Earlier this week, climate science was recognised in the announcement of the Nobel Prize in Physics 2021, when a share of the prize was jointly awarded to Klaus Hasselmann and Syukuru Manabe.
The Prize was for ‘ground-breaking contributions to our understanding of complex systems” and for “the physical modelling of Earth’s climate, quantifying variability and reliably predicting global warming”.
Celebrating the award in the area of physics, Dr Joel Hirschi and Dr Bablu Sinha, part of the Marine Systems Modelling group at the NOC said: “This week’s announcement of the winners of the Physics Nobel Prize is a landmark moment for the recognition of climate science. The pioneering work of Klaus Hasselmann and Syukuru Manabe laid the foundations of our understanding of how sensitive our climate is to greenhouse gas emissions and how we can distinguish the “fingerprint” of anthropogenic climate change from natural climate variability. The work of both scientists also highlights the importance of the ocean’s role in climate. Hasselmann’s theoretical considerations showed how the ocean provides a “memory” to the climate system by integrating the effects of the chaotic weather systems responsible for our day-to-day weather, thus reconciling unpredictable short time weather fluctuations with a climate system which reacts in a predictable way to anthropogenic perturbations.”
“Manabe and his team were the first to use computer models with realistic configurations to demonstrate that climate change could cause irreversible changes in the state of the ocean circulation once a critical threshold is reached. Today’s sophisticated climate models are direct descendants of Manabe’s, whilst Hasselmann’s paradigm of ocean memory is now the textbook “null hypothesis” for how the ocean and atmosphere interact with each other.”

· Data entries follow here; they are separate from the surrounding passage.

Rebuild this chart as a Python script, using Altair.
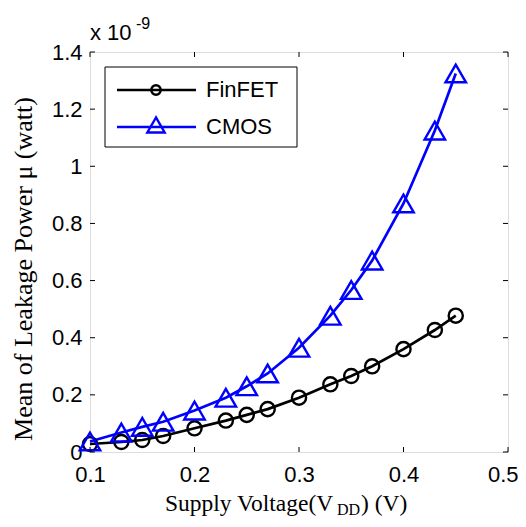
import altair as alt
import pandas as pd

# ---- data (units of 1e-9 W) ----
vdd = [0.10, 0.13, 0.15, 0.17, 0.20, 0.23, 0.25, 0.27, 0.30, 0.33, 0.35, 0.37, 0.40, 0.43, 0.45]
finfet = [0.028, 0.035, 0.042, 0.056, 0.083, 0.11, 0.13, 0.15, 0.19, 0.237, 0.266, 0.30, 0.36, 0.427, 0.477]
cmos = [0.037, 0.068, 0.088, 0.106, 0.145, 0.19, 0.23, 0.275, 0.365, 0.477, 0.567, 0.67, 0.87, 1.125, 1.325]
x_ticks = [0.1, 0.2, 0.3, 0.4, 0.5]
y_ticks = [0, 0.2, 0.4, 0.6, 0.8, 1, 1.2, 1.4]

W, H = 418, 400
BLUE = "#0000ff"

df_f = pd.DataFrame({"v": vdd, "p": finfet})
df_c = pd.DataFrame({"v": vdd, "p": cmos})

xs = alt.Scale(domain=[0.1, 0.5], nice=False, zero=False)
ys = alt.Scale(domain=[0, 1.4], nice=False, zero=False)

tick_font = "Liberation Sans"
serif = "Liberation Serif"

base_x = alt.X("v:Q", scale=xs, axis=alt.Axis(
    values=x_ticks, ticks=False, domain=False, grid=False,
    labelFont=tick_font, labelFontSize=22, labelColor="black", labelPadding=12,
    labelExpr="'' + datum.value", title=None, labelFlush=False,
    labelAlign=alt.condition("datum.value >= 0.5", alt.value("right"), alt.value("center")),
    labelOffset=alt.condition("datum.value >= 0.5", alt.value(10), alt.value(0)),
))
base_y = alt.Y("p:Q", scale=ys, axis=alt.Axis(
    values=y_ticks, ticks=False, domain=False, grid=False,
    labelFont=tick_font, labelFontSize=22, labelColor="black", labelPadding=8,
    labelExpr="'' + datum.value", title=None, labelFlush=False))

line_f = alt.Chart(df_f).mark_line(color="black", strokeWidth=2.7).encode(x=base_x, y=base_y)
pts_f = alt.Chart(df_f).mark_point(shape="circle", size=200, filled=False, color="black",
                                   strokeWidth=2.4, opacity=1).encode(x="v:Q", y="p:Q")
line_c = alt.Chart(df_c).mark_line(color=BLUE, strokeWidth=2.7).encode(x="v:Q", y="p:Q")
pts_c = alt.Chart(df_c).mark_point(shape="triangle-up", size=420, filled=False, color=BLUE,
                                   strokeWidth=2.4, opacity=1).encode(x="v:Q", y="p:Q")

# inside ticks (MATLAB style, mirrored)
xt = pd.DataFrame({"t": x_ticks})
yt = pd.DataFrame({"t": y_ticks})
tk = dict(color="black", strokeWidth=1)
xb = alt.Chart(xt).mark_rule(**tk).encode(x=alt.X("t:Q", scale=xs), y=alt.value(H), y2=alt.value(H - 5))
xtop = alt.Chart(xt).mark_rule(**tk).encode(x=alt.X("t:Q", scale=xs), y=alt.value(0), y2=alt.value(5))
yl = alt.Chart(yt).mark_rule(**tk).encode(y=alt.Y("t:Q", scale=ys), x=alt.value(0), x2=alt.value(5))
yr = alt.Chart(yt).mark_rule(**tk).encode(y=alt.Y("t:Q", scale=ys), x=alt.value(W), x2=alt.value(W - 5))

one = pd.DataFrame({"a": [0]})

# legend box
LY1, LY2 = 38, 75
leg_box = alt.Chart(one).mark_rect(fill="white", stroke="black", strokeWidth=1).encode(
    x=alt.value(15), x2=alt.value(207), y=alt.value(15), y2=alt.value(95))
leg_line_f = alt.Chart(one).mark_rule(color="black", strokeWidth=2.7).encode(
    x=alt.value(27), x2=alt.value(106), y=alt.value(LY1))
leg_line_c = alt.Chart(one).mark_rule(color=BLUE, strokeWidth=2.7).encode(
    x=alt.value(27), x2=alt.value(106), y=alt.value(LY2))
leg_pt_f = alt.Chart(one).mark_point(shape="circle", size=90, filled=False, color="black",
                                     strokeWidth=2.4, opacity=1).encode(x=alt.value(66), y=alt.value(LY1))
leg_pt_c = alt.Chart(one).mark_point(shape="triangle-up", size=300, filled=False, color=BLUE,
                                     strokeWidth=2.4, opacity=1).encode(x=alt.value(66), y=alt.value(LY2 - 2))
leg_txt_f = alt.Chart(one).mark_text(text="FinFET", font=tick_font, fontSize=22, align="left",
                                     baseline="middle", color="black").encode(x=alt.value(116), y=alt.value(LY1))
leg_txt_c = alt.Chart(one).mark_text(text="CMOS", font=tick_font, fontSize=22, align="left",
                                     baseline="middle", color="black").encode(x=alt.value(116), y=alt.value(LY2))


def txt(text, x, y, size, font, **kw):
    return alt.Chart(one).mark_text(text=text, font=font, fontSize=size, color="black", **kw).encode(
        x=alt.value(x), y=alt.value(y))

# x title with subscript
xt1 = txt("Supply Voltage(V", 75, 459, 23.5, serif, align="left", baseline="alphabetic")
xt2 = txt("DD", 247, 463, 16, serif, align="left", baseline="alphabetic")
xt3 = txt(") (V)", 271, 459, 23.5, serif, align="left", baseline="alphabetic")
# y title
yt_title = txt("Mean of Leakage Power \u03bc (watt)", -66, 217, 26, serif, align="center", baseline="middle", angle=270)
# exponent
ex1 = txt("x 10", 0, -12, 22, tick_font, align="left", baseline="alphabetic")
ex2 = txt("-9", 46, -23, 16, tick_font, align="left", baseline="alphabetic")

chart = alt.layer(
    line_f, line_c, pts_f, pts_c, xb, xtop, yl, yr,
    leg_box, leg_line_f, leg_line_c, leg_pt_f, leg_pt_c, leg_txt_f, leg_txt_c,
    xt1, xt2, xt3, yt_title, ex1, ex2,
).properties(
    width=W, height=H,
    autosize=alt.AutoSizeParams(type="none"),
    padding={"left": 82, "top": 44, "right": 10, "bottom": 67},
).configure_view(stroke="black", strokeWidth=1).configure(background="white")

chart.save("out.html", embed_options={"renderer": "svg", "actions": False})
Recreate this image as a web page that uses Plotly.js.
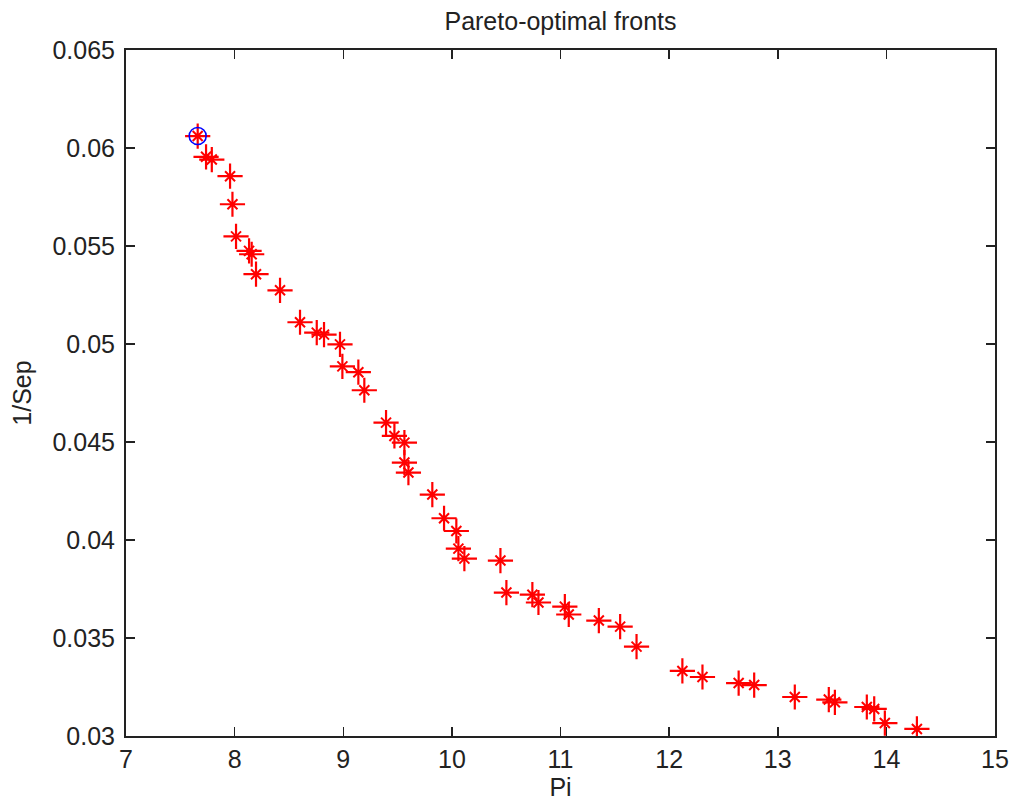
<!DOCTYPE html>
<html>
<head>
<meta charset="utf-8">
<script src="https://cdn.plot.ly/plotly-3.0.1.min.js"></script>
<style>html,body{margin:0;padding:0;background:#fff;}#chart{width:1011px;height:803px;}</style>
</head>
<body>
<div id="chart"></div>
<script>
var piValues = [7.66, 7.737, 7.79, 7.958, 7.98, 8.013, 8.133, 8.157, 8.197, 8.418, 8.602, 8.756, 8.823, 8.97, 8.992, 9.139, 9.194, 9.394, 9.471, 9.563, 9.563, 9.6, 9.82, 9.928, 10.041, 10.06, 10.115, 10.447, 10.502, 10.741, 10.797, 11.04, 11.076, 11.353, 11.549, 11.7, 12.122, 12.307, 12.64, 12.783, 13.157, 13.47, 13.526, 13.82, 13.888, 13.986, 14.281];
var invSepValues = [0.06061, 0.05955, 0.05941, 0.05856, 0.05713, 0.05549, 0.05475, 0.05458, 0.05356, 0.05274, 0.05111, 0.05058, 0.05048, 0.04998, 0.04886, 0.04856, 0.04764, 0.04599, 0.04531, 0.04497, 0.04395, 0.04344, 0.04232, 0.04111, 0.04046, 0.03956, 0.03905, 0.03895, 0.03732, 0.03721, 0.03681, 0.0366, 0.0362, 0.03589, 0.03558, 0.03456, 0.03332, 0.03301, 0.0327, 0.0326, 0.03199, 0.03186, 0.03172, 0.03148, 0.03138, 0.03066, 0.03036];
var selectedPi = [7.66];
var selectedInvSep = [0.06061];
var xTicks = [7, 8, 9, 10, 11, 12, 13, 14, 15];
var yTicks = [0.03, 0.035, 0.04, 0.045, 0.05, 0.055, 0.06, 0.065];
var yTickLabels = ['0.03', '0.035', '0.04', '0.045', '0.05', '0.055', '0.06', '0.065'];

var fontFam = 'Liberation Sans, Arial, sans-serif';
var txtColor = '#222';

var traces = [
  {x: piValues, y: invSepValues, mode: 'markers', type: 'scatter', hoverinfo: 'skip',
   marker: {symbol: 'cross-thin-open', size: 18, color: 'red', line: {color: 'red', width: 2.2}}},
  {x: piValues, y: invSepValues, mode: 'markers', type: 'scatter', hoverinfo: 'skip',
   marker: {symbol: 'x-thin-open', size: 10, color: 'red', line: {color: 'red', width: 2}}},
  {x: piValues, y: invSepValues, mode: 'markers', type: 'scatter', hoverinfo: 'skip',
   marker: {symbol: 'circle', size: 5, color: 'red'}},
  {x: selectedPi, y: selectedInvSep, mode: 'markers', type: 'scatter', hoverinfo: 'skip',
   marker: {symbol: 'circle-open', size: 17, color: 'blue', line: {color: 'blue', width: 1.6}}}
];

var axisCommon = {
  showgrid: false, zeroline: false, showline: true, linecolor: '#222', linewidth: 2,
  mirror: 'ticks', ticks: 'inside', ticklen: 9, tickwidth: 1.5, tickcolor: '#222',
  tickfont: {family: fontFam, size: 25, color: txtColor}
};

var layout = {
  width: 1011, height: 803,
  margin: {l: 126, r: 16, t: 50, b: 67},
  paper_bgcolor: '#fff', plot_bgcolor: '#fff',
  showlegend: false,
  title: {text: 'Pareto-optimal fronts', font: {family: fontFam, size: 25, color: txtColor},
          xref: 'paper', x: 0.5, xanchor: 'center', yref: 'container', y: 0.973, yanchor: 'middle'},
  xaxis: Object.assign({}, axisCommon, {
    range: [7, 15], tickvals: xTicks, ticktext: xTicks.map(String), ticklabelstandoff: 0,
    title: {text: 'Pi', font: {family: fontFam, size: 25, color: txtColor}, standoff: 6}
  }),
  yaxis: Object.assign({}, axisCommon, {
    range: [0.03, 0.065], tickvals: yTicks, ticktext: yTickLabels, ticklabelstandoff: 4,
    title: {text: '1/Sep', font: {family: fontFam, size: 25, color: txtColor}, standoff: 14}
  })
};

Plotly.newPlot('chart', traces, layout, {displayModeBar: false, staticPlot: true});
</script>
</body>
</html>
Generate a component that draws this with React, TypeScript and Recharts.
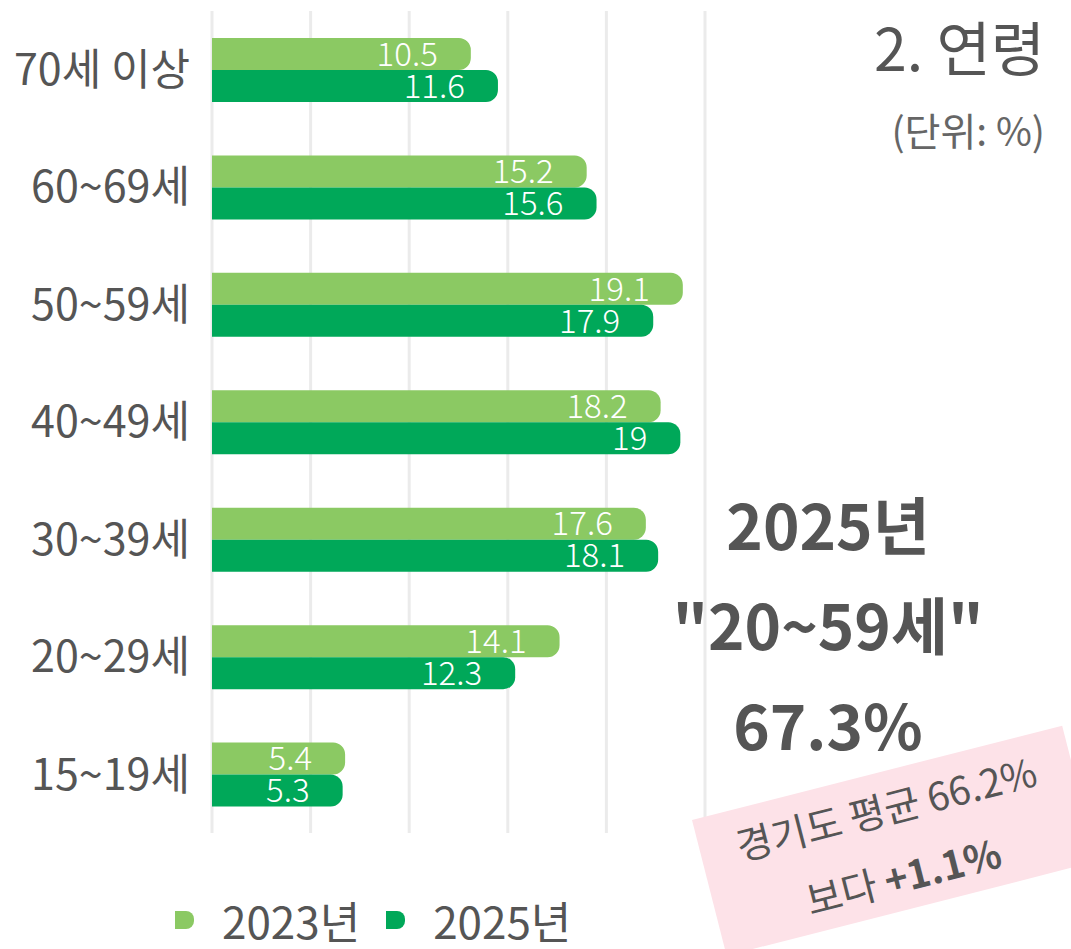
import React from 'react';
import { BarChart, Bar, XAxis, YAxis, CartesianGrid, LabelList, Legend } from 'recharts';

const ageGroups = ['70세 이상', '60~69세', '50~59세', '40~49세', '30~39세', '20~29세', '15~19세'];
const values2023 = [10.5, 15.2, 19.1, 18.2, 17.6, 14.1, 5.4];
const values2025 = [11.6, 15.6, 17.9, 19, 18.1, 12.3, 5.3];
const xTicks = [0, 4, 8, 12, 16, 20];
const seriesNames = ['2023년', '2025년'];
const seriesColors = ['#8BC963', '#00A859'];

const titleText = '2. 연령';
const unitText = '(단위: %)';
const highlightLines = ['2025년', '"20~59세"', '67.3%'];
const noteLine1 = '경기도 평균 66.2%';
const noteLine2a = '보다 ';
const noteLine2b = '+1.1%';

const data = ageGroups.map((age, i) => ({ age, y2023: values2023[i], y2025: values2025[i] }));

const FONT = "'Noto Sans CJK KR', 'Noto Sans', sans-serif";
const TEXT = '#555555';

const LegendContent = () => (
  <div style={{ display: 'flex', alignItems: 'center', fontFamily: FONT, fontSize: 44, color: TEXT, height: 64 }}>
    {seriesNames.map((n, i) => (
      <div key={n} style={{ display: 'flex', alignItems: 'center', marginRight: 26 }}>
        <div style={{ width: 19, height: 18, background: seriesColors[i], borderRadius: '0 8px 8px 0', marginRight: 28 }} />
        <span style={{ lineHeight: '64px', whiteSpace: 'nowrap' }}>{n}</span>
      </div>
    ))}
  </div>
);

export default function App() {
  return (
    <div style={{ position: 'absolute', left: 0, top: 0, width: 1071, height: 949, background: '#ffffff', overflow: 'hidden', fontFamily: FONT }}>
      <BarChart
        width={1071}
        height={949}
        data={data}
        layout="vertical"
        margin={{ top: 11, right: 366, bottom: 52, left: 0 }}
        barGap={0}
        barSize={32}
      >
        <CartesianGrid horizontal={false} stroke="#ebebeb" strokeWidth={3} />
        <XAxis type="number" domain={[0, 20]} ticks={xTicks} hide />
        <YAxis
          type="category"
          dataKey="age"
          width={212}
          axisLine={false}
          tickLine={false}
          tickSize={0}
          tickMargin={22}
          tick={{ fill: TEXT, fontSize: 43, fontFamily: FONT }}
        />
        <Legend
          content={<LegendContent />}
          wrapperStyle={{ left: 175, bottom: -3, width: 420, height: 64, overflow: 'visible' }}
        />
        <Bar dataKey="y2023" name={seriesNames[0]} fill={seriesColors[0]} radius={[0, 12, 12, 0]} isAnimationActive={false}>
          <LabelList dataKey="y2023" position="insideRight" offset={33} fill="#ffffff" fontSize={33} fontWeight={300} fontFamily={FONT} />
        </Bar>
        <Bar dataKey="y2025" name={seriesNames[1]} fill={seriesColors[1]} radius={[0, 12, 12, 0]} isAnimationActive={false}>
          <LabelList dataKey="y2025" position="insideRight" offset={33} fill="#ffffff" fontSize={33} fontWeight={300} fontFamily={FONT} />
        </Bar>
      </BarChart>

      <div style={{ position: 'absolute', right: 26, top: 6, fontSize: 59, color: TEXT, lineHeight: '80px', whiteSpace: 'nowrap' }}>{titleText}</div>
      <div style={{ position: 'absolute', right: 26, top: 104, fontSize: 39, color: '#666', lineHeight: '50px', whiteSpace: 'nowrap' }}>{unitText}</div>

      {highlightLines.map((t, i) => (
        <div key={t} style={{ position: 'absolute', left: 628, width: 400, textAlign: 'center', top: 473 + i * 100, fontSize: 62, fontWeight: 700, color: TEXT, lineHeight: '100px', whiteSpace: 'nowrap' }}>{t}</div>
      ))}

      <div style={{ position: 'absolute', left: 692, top: 820, width: 382, height: 140, background: '#FDE2E8', transform: 'rotate(-14.3deg)', transformOrigin: '0 0', color: TEXT, fontSize: 39, textAlign: 'center' }}>
        <div style={{ lineHeight: '70px', whiteSpace: 'nowrap' }}>{noteLine1}</div>
        <div style={{ lineHeight: '70px', whiteSpace: 'nowrap' }}>{noteLine2a}<b>{noteLine2b}</b></div>
      </div>
    </div>
  );
}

“Giorgio Parisi’s work explains fundamental behaviours of complex physical systems (of which the climate system is a prime example) on scales ranging from atomic to planetary. Parisi’s, Manabe’s and Hasselmann’s science has in common that it uses mathematics and computer modelling to predict the behaviour of seemingly chaotic systems in nature.”
Professor Ed Hill, Chief Executive of the NOC said: “It is great to see oceanographer and climate modeller Klaus Hasselmann take a share in 2021 Nobel Prize for Physics. His work which has enabled us to understand how to separate short term weather from climate, not least due to the memory provided by the ocean and to separate the fingerprints of human-induced and natural change.”